The fund is designed to track the front-month futures contract (and does so almost perfectly). For investors, expiring contracts converge with spot prices. Futures usually are more expensive because people expect higher commodity prices. When the fund rolls over to the next contract, it pays a higher price than it received for the expiring one, a market condition called contango.

So why would anyone buy an ETF that invests in front-month contracts? Bailin says that they have the greatest sensitivity to spot prices. If spot rises, the front-month contract will move higher than longer-dated futures. That means ETFs such as USO are much better suited for speculators than long-term investors.

 

CONTAINING CONTANGO

Some ETFs have sought to mitigate contango using a series of contract expirations. Others employ an algorithm that is designed to predict the best futures contracts to buy. An example is the PowerShares DB Commodity Index Tracking Fund (DBC), which follows a Deutsche Bank index of 14 commodities. It has grown to be the largest ETF in the commodities space.

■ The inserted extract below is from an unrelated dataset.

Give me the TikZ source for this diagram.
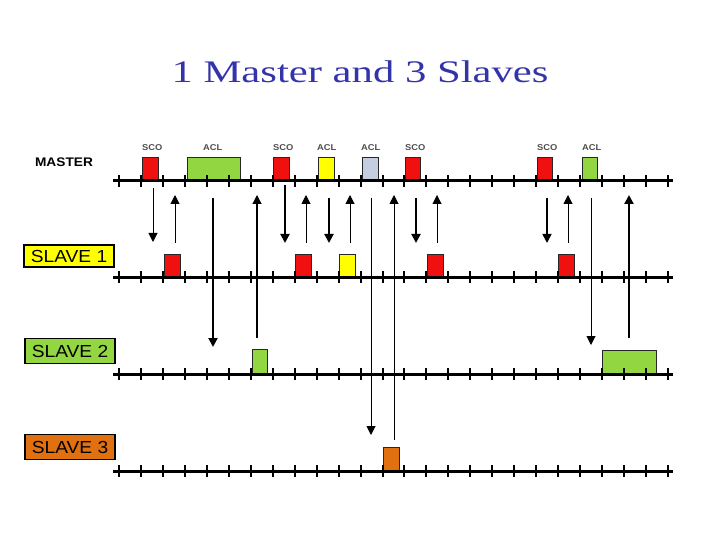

PIMCO Commodity Real Return (PCRIX), an open-end mutual fund with more than $21 billion in assets, dwarfs the competition. Although volatile, the fund has a positive five-year annualized return. But it also tracks a broad commodities benchmark, the Dow Jones-UBS Commodity Total Return Index, not with futures, but with derivatives. The fund's managers try to outperform the index by trading the collateral, mostly TIPS, underpinning the fund.

Newer funds have been established to buy and sell futures, and most have had mixed results. Active management, whether in commodities, equities or fixed income, "has actually done very poorly," Bailin says.

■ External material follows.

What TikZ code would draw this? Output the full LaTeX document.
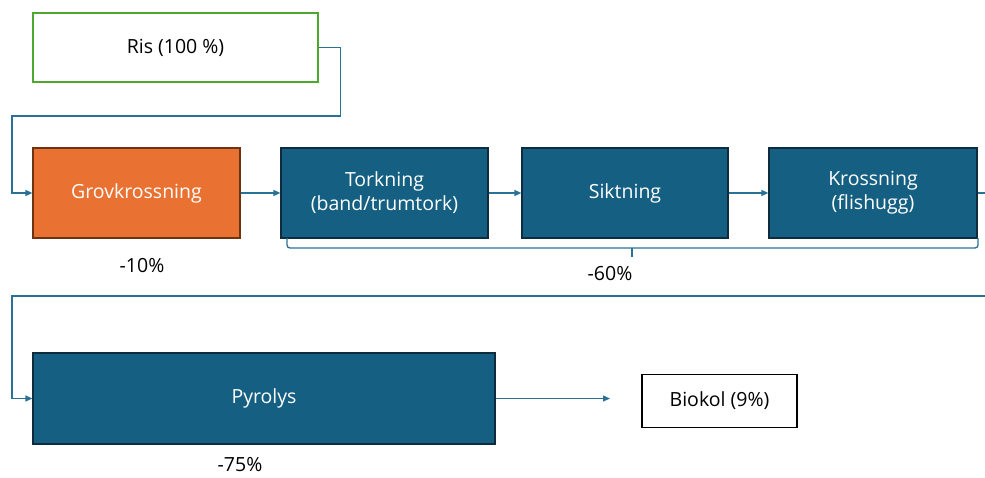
\documentclass[tikz,border=0pt]{standalone}
\usepackage{fontspec}
\setmainfont{Open Sans}
\usetikzlibrary{arrows.meta}
\definecolor{steg}{HTML}{156082}
\definecolor{stegkant}{HTML}{0E2C3E}
\definecolor{grov}{HTML}{E97132}
\definecolor{grovkant}{HTML}{6E3310}
\definecolor{ledning}{HTML}{2A7198}
\definecolor{risgron}{HTML}{4EA72E}
\begin{document}
\begin{tikzpicture}[x=1pt,y=-1pt,
  font=\fontsize{19.5}{24}\selectfont,
  stegbox/.style={draw=stegkant,fill=steg,line width=1.2pt,text=white,
    align=center,inner sep=0pt},
  utbox/.style={draw,fill=white,line width=1.2pt,align=center,inner sep=0pt},
  flode/.style={draw=ledning,line width=1.3pt,-{Triangle[length=7pt,width=6pt]}},
  minus/.style={inner sep=0pt}]
\useasboundingbox (0,0) rectangle (985,477);
%Rutor
  \node[utbox,draw=risgron,minimum width=285pt,minimum height=69pt]
    (ris) at (175.5,47.5) {Ris (100 \%)};
  \node[stegbox,draw=grovkant,fill=grov,minimum width=207pt,minimum height=90pt]
    (grov) at (136.5,193) {Grovkrossning};
  \node[stegbox,minimum width=207pt,minimum height=90pt]
    (tork) at (384.5,193) {Torkning\\(band/trumtork)};
  \node[stegbox,minimum width=206pt,minimum height=90pt]
    (sikt) at (625,193) {Siktning};
  \node[stegbox,minimum width=208pt,minimum height=90pt]
    (kross) at (873,193) {Krossning\\(flishugg)};
  \node[stegbox,minimum width=462pt,minimum height=91pt]
    (pyro) at (264,398.5) {Pyrolys};
  \node[utbox,minimum width=155pt,minimum height=53pt]
    (biokol) at (719.5,401) {Biokol (9\%)};
%Minskning
  \node[minus] (m10) at (142,266) {-10\%};
  \node[minus] (m60) at (610,274) {-60\%};
  \node[minus] (m75) at (240,465) {-75\%};
%Pilar
  \coordinate (kant) at (985,193);
  \coordinate (biopil) at (610,398.5);
  \draw[flode] (ris.east) -- ++(22,0) |- (12,116) |- (grov.west);
  \draw[flode] (grov) -- (tork);
  \draw[flode] (tork) -- (sikt);
  \draw[flode] (sikt) -- (kross);
  \draw[draw=ledning,line width=1.3pt] (kross.east) -- (kant);
  \draw[flode] (985,296) -| (12,350) |- (pyro.west);
  \draw[flode] (pyro.east) -- (biopil);
%Klammer
  \draw[draw=ledning,line width=1.3pt,rounded corners=3pt]
    (287,238) |- (632,248) -| (978,238);
  \draw[draw=ledning,line width=1.3pt] (632,248) -- (632,257);
\end{tikzpicture}
\end{document}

Cohen & Steers, known to most advisors as a REIT fund manager, takes a somewhat different approach. The company recently launched its Real Assets Fund (RAPAX). The new portfolio combines commodities with REITs, natural resource equities, gold and fixed income.

"I think you're better served by having a mix of assets that do well in inflationary times, but provide diversification across economic cycles," says Yigal Jhirad, senior vice president and portfolio manager of the new fund. Gresham Investment Management controls the commodities portion, and London-based Investec has the natural resource equities allocation of the fund.

 

MANAGING ACTIVELY

Jhirad says active management allows his fund to pick between Brent Crude and WTI, depending on which looks more attractive, while an index is stuck with one benchmark. "That's where a lot of the added value is," he adds.

In April, State Street Global Advisors launched an actively managed ETF that attempts to add value in a different way. The SPDR SSgA Multi-Asset Real Return ETF (RLY) is a fund of funds that owns underlying ETFs tracking inflation-protected securities, real estate, commodities and natural resources. Asset allocations will be adjusted as market conditions change. Managers may have to add value because hard assets are now more correlated with other investments. "Recently, correlation between the broad equity market and virtually every other asset class, barring gold and Treasuries, has increased," Bailin notes.

DeHollander says he has attempted to stay a step ahead by adding managed futures. But managed futures can be an expensive alternative because commodity-trading advisors often charge fees of 2%, plus 20% of profits.

Less costly alternatives are actively managed funds that come under the 1940 Act. Beatty says he has moved to such funds from static ETFs because of the market exaggerations caused by traders buying and selling gold and energy. "We don't want the distortion caused by crowded speculative trades," he says.

That's the kind of reaction Cohen & Steers is counting on to boost sales of its new fund. But for planners who don't want a turnkey hard asset fund, there are funds and ETFs that track various inflation-hedging assets. Advisors can use them to assemble customized client portfolios as needed. DeHollander's firm has long included REITs in client portfolios, even though their "share prices were dinged pretty badly in the last couple of years."

He still likes the group, especially for clients putting new money in. "It's a lousy time to be a seller of real estate, but a great time to be a buyer," he says.

 

OPTING FOR QUALITY

Worthley also favors REITs because rents "tend to rise with inflation." But he is cautious about quality, preferring portfolios of commercial buildings with corporate tenants who have "triple net" leases under which the tenant shoulders the burden of cost increases. Although paying up for quality usually means lower yields, Worthley likes the trade-off. "In this environment, choosing quality over yield might be a better idea," he says.

In the fixed-income area, relatively strong foreign currency debt (including many emerging markets) can provide better yields than those available from U.S. Treasuries. There's another plus, Winter says: "You help protect the client against the falling dollar." Winter also likes TIPS, even though he recognizes their limitations. "I wouldn't take out TIPS just because they're based upon the CPI," he says.

Beatty agrees. "They're not going to reflect true inflation, but they'll at least catch the CPI," he adds. Even common equities can provide inflation protection. They are, Beatty says, "the No. 1 investment to have against inflation." As long as inflation stays moderate, he adds, companies can pass along higher costs.

"A mutual fund or an ETF that focuses on large, diversified energy companies that pay dividends is probably not a bad choice," Worthley says. They even can outpace commodities. In fact, from the end of 1994 through last year, energy-related equities, as represented by the S&P Energy Index, had a greater return with lower volatility than energy commodities represented by the S&P GSCI Energy Index.

Many advisors have boosted client exposure to inflation hedges as global central banks expanded liquidity in the wake of the financial crisis. Once the portfolios are positioned to withstand inflation, though, the waiting begins. Inflation could be ignited by a military confrontation between Israel and Iran, or by something as benign as a solid economic recovery.

"There's plenty of tinder," Beatty says. "All we're missing is the spark."